**Problem to work on:** From the first line of the data below through the line bearing "import numpy as np", reproduce each line exactly; do not include pictures.
** START **
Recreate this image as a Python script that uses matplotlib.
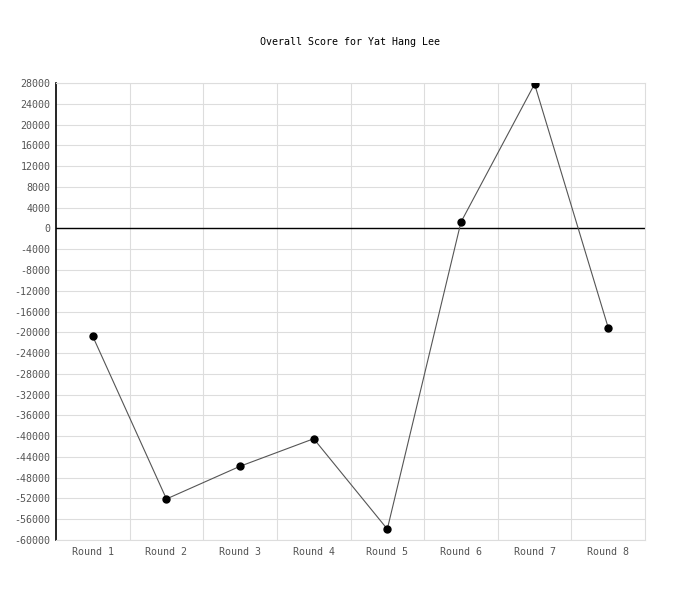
import matplotlib
matplotlib.use("Agg")
import matplotlib.pyplot as plt
import numpy as np

categories = ["Round 1", "Round 2", "Round 3", "Round 4", "Round 5", "Round 6", "Round 7", "Round 8"]
scores = [-20800, -52100, -45800, -40500, -57900, 1200, 27800, -19100]
yticks = list(range(-60000, 28001, 4000))
title = "Overall Score for Yat Hang Lee"

plt.rcParams['font.family'] = ['DejaVu Sans Mono']
fig = plt.figure(figsize=(7, 6), dpi=100)
ax = fig.add_axes([56/700, 1-540/600, (645-56)/700, (540-83)/600])

x = np.arange(len(categories))
ax.plot(x, scores, color="#555555", lw=0.8, zorder=3)
ax.plot(x, scores, 'o', color="black", ms=5, zorder=4)

ax.set_xlim(-0.5, len(categories) - 0.5)
ax.set_ylim(-60000, 28000)
ax.set_yticks(yticks)
ax.set_yticklabels([str(v) for v in yticks])
ax.set_xticks(x)
ax.set_xticklabels(categories)
ax.set_xticks(np.arange(0.5, len(categories) - 0.5, 1), minor=True)
ax.tick_params(axis='both', which='both', length=0, labelsize=7.2, colors="#555555")
ax.tick_params(axis='y', pad=4)
ax.tick_params(axis='x', pad=5)
ax.grid(True, axis='y', which='major', color="#dddddd", lw=0.8, zorder=0)
ax.grid(True, axis='x', which='minor', color="#dddddd", lw=0.8, zorder=0)
ax.axhline(0, color="black", lw=1, zorder=2)

for s in ['top', 'right', 'bottom']:
    ax.spines[s].set_color("#dddddd")
    ax.spines[s].set_linewidth(0.8)
ax.spines['left'].set_color("black")
ax.spines['left'].set_linewidth(1.2)

fig.text(0.5, 1-42/600, title, ha='center', va='center', fontsize=7.2, color="black")

fig.savefig("out.png", dpi=100)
** END **
**Answer in full:**
Recreate this image as a Python script that uses matplotlib.
import matplotlib
matplotlib.use("Agg")
import matplotlib.pyplot as plt
import numpy as np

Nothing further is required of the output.